Around 20 cases have been filed by high-ranking members of the DA’s Office who claim they were removed from their posts because they criticized Gascón’s policies.
One of those was a retaliation suit filed by Shawn Randolph, former head of the juvenile division, who pushed back on a decree from Gascón banning prosecutors from trying under-18s as adults.
Randolph was transferred to the parole division, which her attorney said was a “dead-end career move,” and a jury agreed, awarding her a $1.5 million verdict last month, according to the Los Angeles Times,
One of the office’s star prosecutors, John McKinney, was preparing to try the murder of Briana Kupfer, the UCLA graduate student who was stabbed 26 times and died in January 2021, when he was reassigned from the elite Major Crimes Unit to supervise misdemeanor cases out of East Los Angeles.
McKinney — who handled the high-profile murder case of rapper Nipsey Hussle — told The Post the move was in retaliation for speaking out against Gascón’s policies.
“I’m not doing any trials and I’m supervising two lawyers. That’s how small the office is,” McKinney said. “And because there are only two lawyers, anytime they go to trial, I basically become that first-year misdemeanor DA in court. So I’m in court on average, three days a week, and I go back and do what I used to do 25 years ago instead of trying complicated murder trials.”
While frustrated, McKinney sees it as an opportunity to mentor the younger attorneys he is supervising. He said his small unit is also outnumbered two to six because there are more public defenders and defense attorneys than prosecutors handling cases.
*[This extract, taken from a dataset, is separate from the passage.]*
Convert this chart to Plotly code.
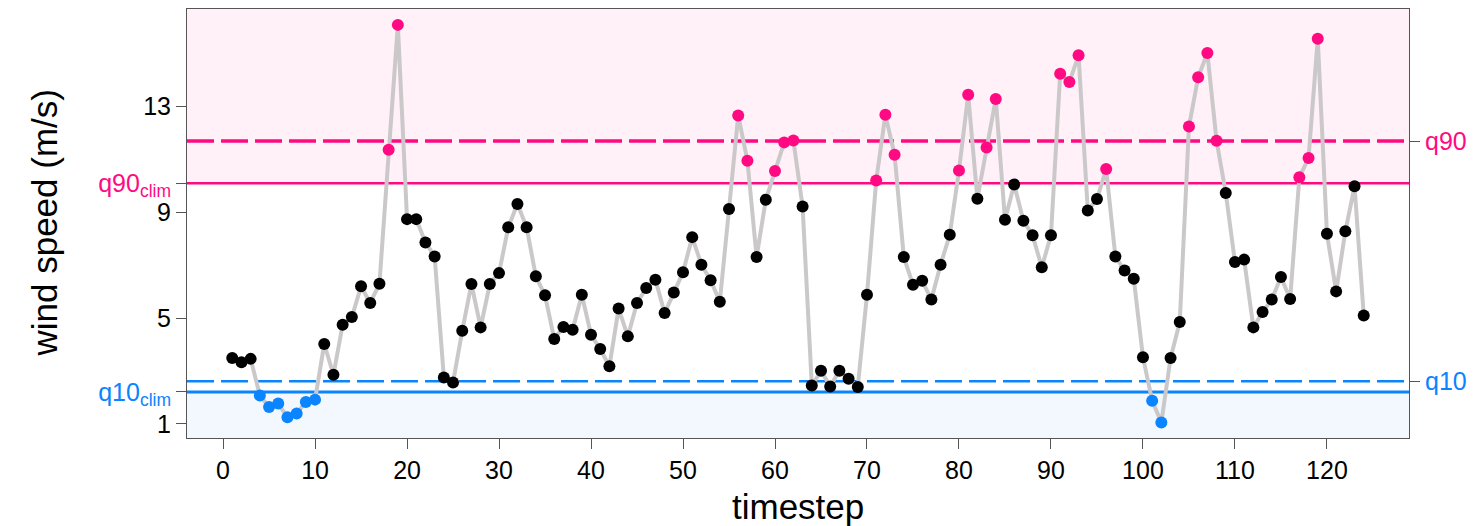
import plotly.graph_objects as go

timestep = list(range(1, 125))
wind_speed = [
    3.49, 3.33, 3.46, 2.08, 1.64, 1.77, 1.25, 1.40, 1.83, 1.92,
    4.02, 2.86, 4.75, 5.04, 6.20, 5.57, 6.30, 11.36, 16.08, 8.74,
    8.74, 7.86, 7.33, 2.76, 2.57, 4.52, 6.29, 4.65, 6.29, 6.70,
    8.43, 9.31, 8.43, 6.58, 5.86, 4.21, 4.66, 4.56, 5.88, 4.37,
    3.83, 3.18, 5.36, 4.31, 5.57, 6.14, 6.45, 5.19, 5.97, 6.73,
    8.06, 7.02, 6.43, 5.62, 9.12, 12.66, 10.95, 7.31, 9.47, 10.56,
    11.64, 11.71, 9.22, 2.45, 3.01, 2.42, 3.01, 2.71, 2.40, 5.88,
    10.20, 12.68, 11.17, 7.31, 6.26, 6.41, 5.70, 7.02, 8.15, 10.58,
    13.44, 9.51, 11.45, 13.28, 8.72, 10.05, 8.68, 8.13, 6.92, 8.13,
    14.23, 13.92, 14.93, 9.07, 9.50, 10.63, 7.33, 6.80, 6.49, 3.52,
    1.88, 1.06, 3.49, 4.85, 12.24, 14.10, 15.02, 11.70, 9.73, 7.12,
    7.21, 4.65, 5.23, 5.70, 6.55, 5.72, 10.32, 11.05, 15.56, 8.19,
    6.01, 8.28, 9.98, 5.10,
]

q90_clim = 10.10
q10_clim = 2.21
q90 = 11.69
q10 = 2.61

y_ticks = [1, 5, 9, 13]
x_ticks = list(range(0, 121, 10))

PINK = "#FF0A82"
BLUE = "#0A84FF"
X_RANGE = [-3.92, 128.92]
Y_RANGE = [0.47, 16.68]

colors = [PINK if v > q90_clim else (BLUE if v < q10_clim else "black") for v in wind_speed]

fig = go.Figure()
fig.add_trace(go.Scatter(
    x=timestep, y=wind_speed, mode="lines+markers",
    line=dict(color="#CBC8CA", width=4),
    marker=dict(color=colors, size=12, line=dict(width=0)),
    showlegend=False, hoverinfo="x+y",
))
# invisible trace to create the right-hand axis
fig.add_trace(go.Scatter(
    x=[timestep[0], timestep[-1]], y=[q10, q90], yaxis="y2", mode="markers",
    marker=dict(opacity=0), showlegend=False, hoverinfo="skip",
))

shapes = [
    dict(type="rect", xref="paper", yref="y", x0=0, x1=1, y0=q90_clim, y1=Y_RANGE[1],
         fillcolor="#FFF1F7", line=dict(width=0), layer="below"),
    dict(type="rect", xref="paper", yref="y", x0=0, x1=1, y0=Y_RANGE[0], y1=q10_clim,
         fillcolor="#F3F8FF", line=dict(width=0), layer="below"),
    dict(type="line", xref="paper", yref="y", x0=0, x1=1, y0=q90_clim, y1=q90_clim,
         line=dict(color=PINK, width=2.5), layer="below"),
    dict(type="line", xref="paper", yref="y", x0=0, x1=1, y0=q90, y1=q90,
         line=dict(color=PINK, width=3.5, dash="27px,7px"), layer="below"),
    dict(type="line", xref="paper", yref="y", x0=0, x1=1, y0=q10_clim, y1=q10_clim,
         line=dict(color=BLUE, width=3), layer="below"),
    dict(type="line", xref="paper", yref="y", x0=0, x1=1, y0=q10, y1=q10,
         line=dict(color=BLUE, width=2.5, dash="27px,7px"), layer="below"),
]

left_vals = y_ticks + [q10_clim, q90_clim]
left_text = [str(v) for v in y_ticks] + [
    f'<span style="color:{BLUE}">q10<sub>clim</sub></span>',
    f'<span style="color:{PINK}">q90<sub>clim</sub></span>',
]

FONT = "Liberation Sans, Arial, sans-serif"

fig.update_layout(
    width=1469, height=518,
    margin=dict(l=179, r=68, t=1, b=88),
    paper_bgcolor="white", plot_bgcolor="white",
    font=dict(family=FONT, size=25, color="black"),
    shapes=shapes,
    xaxis=dict(range=X_RANGE, tickvals=x_ticks, ticks="outside", ticklen=10,
               tickcolor="#555", showgrid=False, zeroline=False,
               showline=True, linecolor="#555", linewidth=1, mirror=True,
               tickfont=dict(size=25)),
    yaxis=dict(range=Y_RANGE, tickvals=left_vals, ticktext=left_text,
               ticks="outside", ticklen=10, tickcolor="#555", showgrid=False,
               zeroline=False, showline=True, linecolor="#555", linewidth=1,
               mirror=True, tickfont=dict(size=25)),
    yaxis2=dict(range=Y_RANGE, overlaying="y", side="right", tickvals=[q10, q90],
                ticktext=[f'<span style="color:{BLUE}">q10</span>',
                          f'<span style="color:{PINK}">q90</span>'],
                ticks="outside", ticklen=10, tickcolor="#555", showgrid=False,
                zeroline=False, showline=False, tickfont=dict(size=25)),
    annotations=[
        dict(text="wind speed (m/s)", xref="paper", yref="paper", x=-0.117, y=0.5,
             textangle=-90, showarrow=False, font=dict(size=35), xanchor="center",
             yanchor="middle"),
        dict(text="timestep", xref="paper", yref="paper", x=0.5, y=-0.16,
             showarrow=False, font=dict(size=35), xanchor="center", yanchor="middle"),
    ],
)

fig.write_html("out.html")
“The popular perception — and this could be true in other places around the country — is that it’s the public defense bar that’s suffering from understaffing and underfunding,” he said. “The reality in Los Angeles, however, it’s the prosecution that’s suffering, and clearly it has gotten worse since Gascón has taken office. Morale is very, very low right now at the DA’s Office.”
McKinney — who has started a campaign to run for DA himself in 2024 — added that some in the office were disappointed after the second attempt to recall Gascón failed in August 2022. Los Angeles County election officials said the campaign didn’t collect enough valid signatures and disqualified 30% of the ballots submitted.
“Grateful to move forward from this attempted political power grab — rest assured LA County, the work hasn’t stopped,” Gascón tweeted on Aug. 15.
Others joining the race to replace Gascón when his term ends in 2024 include Deputy DA Jonathan Hatami, former US Assistant Attorney General Nathan Hochma and Head Deputy District Attorney Maria Ramirez.